I feel like this is a really common issue on ENworld specifically.
And let me be clear, I'm not
just talking about a 2020s aesthetic zeitgeist, it's been increasingly towards lanterns and magic items (often very minor) and non-mundane mundane light sources (like glowing bugs etc.) since like, the '00s or earlier.
There's a real issue where a lot of people on ENworld want to suggest how D&D should be, but they seem to be aiming it solidly at the groggiest grogs who ever grog'd a grog. And you're maybe too young to be a grog (or not, c.f. the "twenty-something Boomer" who is a sadly real thing)
I mean, it's no accident that the vast majority of videogame RPGs do indeed handwave it all with everburning wall sconces. I don't think that's really a big problem. Most actual D&D-D&D games I've played in, in practical terms, the sheer density of PCs with darkvision/infravision, and the ever-presence of effective light sources (spells/cantrips, glowing/flaming magic weapons, etc. etc.) meant that within 60ft it was usually safe to assume the PCs could see something.
Like, look at BG3 - early on it kind of makes an effort to have some torches and chandeliers and so on that need lighting, but they keep that up for like, what, a small part of act 1? As soon as things get real, they ditch it. And that's directly based on D&D. The game also quickly highlights how entirely impractical torches or handheld (as opposed to belt-mounted or similar) lanterns are to D&D characters - 80% of D&D characters need both hands:
1) Anyone fighting weapon and shield. (This includes most Clerics/Druids)

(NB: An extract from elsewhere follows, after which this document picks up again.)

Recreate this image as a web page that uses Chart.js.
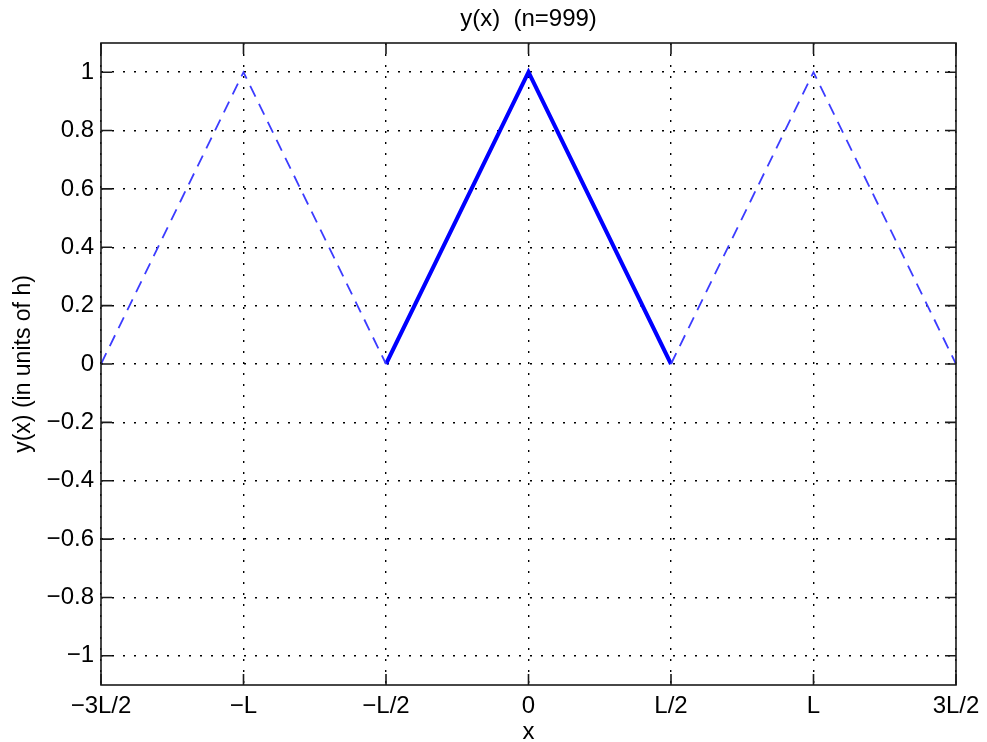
<!DOCTYPE html>
<html>
<head>
<meta charset="utf-8">
<script src="https://cdn.jsdelivr.net/npm/chart.js@4.4.0/dist/chart.umd.min.js"></script>
<style>
html,body{margin:0;padding:0;background:#fff;}
#wrap{width:987px;height:742px;}
</style>
</head>
<body>
<div id="wrap"><canvas id="c" width="987" height="742"></canvas></div>
<script>
// Data (x in units of L, y in units of h)
const solidX = [-0.5, 0, 0.5];
const solidY = [0, 1, 0];
const leftDashX = [-1.5, -1, -0.5];
const leftDashY = [0, 1, 0];
const rightDashX = [0.5, 1, 1.5];
const rightDashY = [0, 1, 0];
const xTickValues = [-1.5, -1, -0.5, 0, 0.5, 1, 1.5];
const xTickLabels = ['\u22123L/2', '\u2212L', '\u2212L/2', '0', 'L/2', 'L', '3L/2'];
const yTickValues = [-1, -0.8, -0.6, -0.4, -0.2, 0, 0.2, 0.4, 0.6, 0.8, 1];
const yTickLabels = ['\u22121', '\u22120.8', '\u22120.6', '\u22120.4', '\u22120.2', '0', '0.2', '0.4', '0.6', '0.8', '1'];
const titleText = 'y(x)  (n=999)';
const xTitle = 'x';
const yTitle = 'y(x) (in units of h)';

const FONT = '"Liberation Sans", Arial, Helvetica, sans-serif';
const pts = (xs, ys) => xs.map((x, i) => ({x: x, y: ys[i]}));

const framePlugin = {
  id: 'frame',
  afterDraw(chart) {
    const {ctx, chartArea: a, scales} = chart;
    const tl = 11;
    ctx.save();
    ctx.strokeStyle = '#1a1a1a';
    ctx.lineWidth = 1.6;
    ctx.beginPath();
    xTickValues.forEach(v => {
      const px = scales.x.getPixelForValue(v);
      ctx.moveTo(px, a.bottom); ctx.lineTo(px, a.bottom - tl);
      ctx.moveTo(px, a.top); ctx.lineTo(px, a.top + tl);
    });
    yTickValues.forEach(v => {
      const py = scales.y.getPixelForValue(v);
      ctx.moveTo(a.left, py); ctx.lineTo(a.left + tl, py);
      ctx.moveTo(a.right, py); ctx.lineTo(a.right - tl, py);
    });
    ctx.stroke();
    ctx.strokeRect(a.left, a.top, a.right - a.left, a.bottom - a.top);
    // title centred over the plot area
    ctx.fillStyle = '#000';
    ctx.font = '24px ' + FONT;
    ctx.textAlign = 'center';
    ctx.textBaseline = 'middle';
    ctx.fillText(titleText, (a.left + a.right) / 2, 19);
    ctx.restore();
  }
};

new Chart(document.getElementById('c'), {
  type: 'scatter',
  data: {
    datasets: [
      {data: pts(leftDashX, leftDashY), showLine: true, borderColor: '#3c3cff', borderWidth: 1.8, borderDash: [12, 8], pointRadius: 0, fill: false},
      {data: pts(rightDashX, rightDashY), showLine: true, borderColor: '#3c3cff', borderWidth: 1.8, borderDash: [12, 8], pointRadius: 0, fill: false},
      {data: pts(solidX, solidY), showLine: true, borderColor: '#0000ff', borderWidth: 4, pointRadius: 0, fill: false}
    ]
  },
  options: {
    responsive: false,
    animation: false,
    layout: {padding: {left: 0, right: 31, top: 43, bottom: 0}},
    plugins: {
      legend: {display: false},
      tooltip: {enabled: false},
      title: {display: false}
    },
    scales: {
      x: {
        type: 'linear',
        min: -1.5, max: 1.5,
        afterBuildTicks: s => { s.ticks = xTickValues.map(v => ({value: v})); },
        afterFit: s => { s.height = 57; },
        ticks: {
          color: '#000',
          font: {family: FONT, size: 24},
          padding: 7,
          maxRotation: 0,
          autoSkip: false,
          callback: (v) => { const i = xTickValues.indexOf(v); return i >= 0 ? xTickLabels[i] : ''; }
        },
        grid: {color: '#000', lineWidth: 1.4, drawTicks: false},
        border: {display: false, dash: [2, 9]},
        title: {display: true, text: xTitle, color: '#000', font: {family: FONT, size: 24, lineHeight: 0.8}, padding: {top: 0, bottom: 0}}
      },
      y: {
        type: 'linear',
        min: -1.1, max: 1.1,
        afterBuildTicks: s => { s.ticks = yTickValues.map(v => ({value: v})); },
        afterFit: s => { s.width = 101; },
        ticks: {
          color: '#000',
          font: {family: FONT, size: 24},
          padding: 7,
          autoSkip: false,
          callback: (v) => { const i = yTickValues.findIndex(t => Math.abs(t - v) < 1e-9); return i >= 0 ? yTickLabels[i] : ''; }
        },
        grid: {color: '#000', lineWidth: 1.4, drawTicks: false},
        border: {display: false, dash: [2, 9]},
        title: {display: true, text: yTitle, color: '#000', font: {family: FONT, size: 23, lineHeight: 1.2}, padding: {top: 10, bottom: 0}}
      }
    }
  },
  plugins: [framePlugin]
});
</script>
</body>
</html>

2) Anyone fighting with a two-handed weapon.
3) Anyone fighting with a weapon in each hand.
4) Anyone using a bow or crossbow.
That's basically everyone except people willing to solely fight via cantrips and spells. And guess who are very likely to have access to Light or similar? Yeah it's people cantrips and spells!
And in fantasy and adventure literature, light tends to be a temporary and easily-solved problem (as
@Paul Farquhar pointed out), in part because "everyone is bumbling around in the dark lol" is not usually a terribly compelling situation - I would argue the same is true in D&D.
And if you really make light sources a huge issue in D&D, guess what? Everyone just bloody plays a race with darkvision! (Or infravision or even ultravision in ye olde dayes).
This is why I'm saying it's not a "fetch" you can make happen in D&D. You can in another game, potentially, like maybe one where tons of PC races don't have an unfortunately well-established ability to see pretty great in total darkness. One where magical solutions to darkness aren't something present from L1 for the last 25 years (the last 50 years if we count L1 spells not just cantrips).
(Aside: the only fantasy videogame I can think of in the modern era which plays with light/lighting significantly is Dragon's Dogma 2 - even there there are magical solutions, but at least you do have to think about light sometimes, and turn your belt lantern on/off occasionally. But guess what? It's intentionally evoking a 1980s fantasy aesthetic!)
(Aside 2: there are absolutely TTRPGs which can and do and should evoke this aesthetic. But D&D is no longer really one of them where it's primary - nothing about Critical Role is like that, nor Baldur's Gate 3, indeed, I struggle to think of a D&D actual play podcast/stream which is like that. There must be one out there - but maybe they're already on to Shadowdark or the like, which is much more into that aesthetic.)
TLDR: Darkness is never going to be a tangible threat in mainline D&D, because to make it into one, you'd have to get rid of darkvision/infravision (or nerf it in a peculiar way where it sucked for PCs but not monsters/enemies), magical light as a cantrip, Continual Light/Flame as a concept, and pretty much lanterns (which are hugely harder to put out than torches).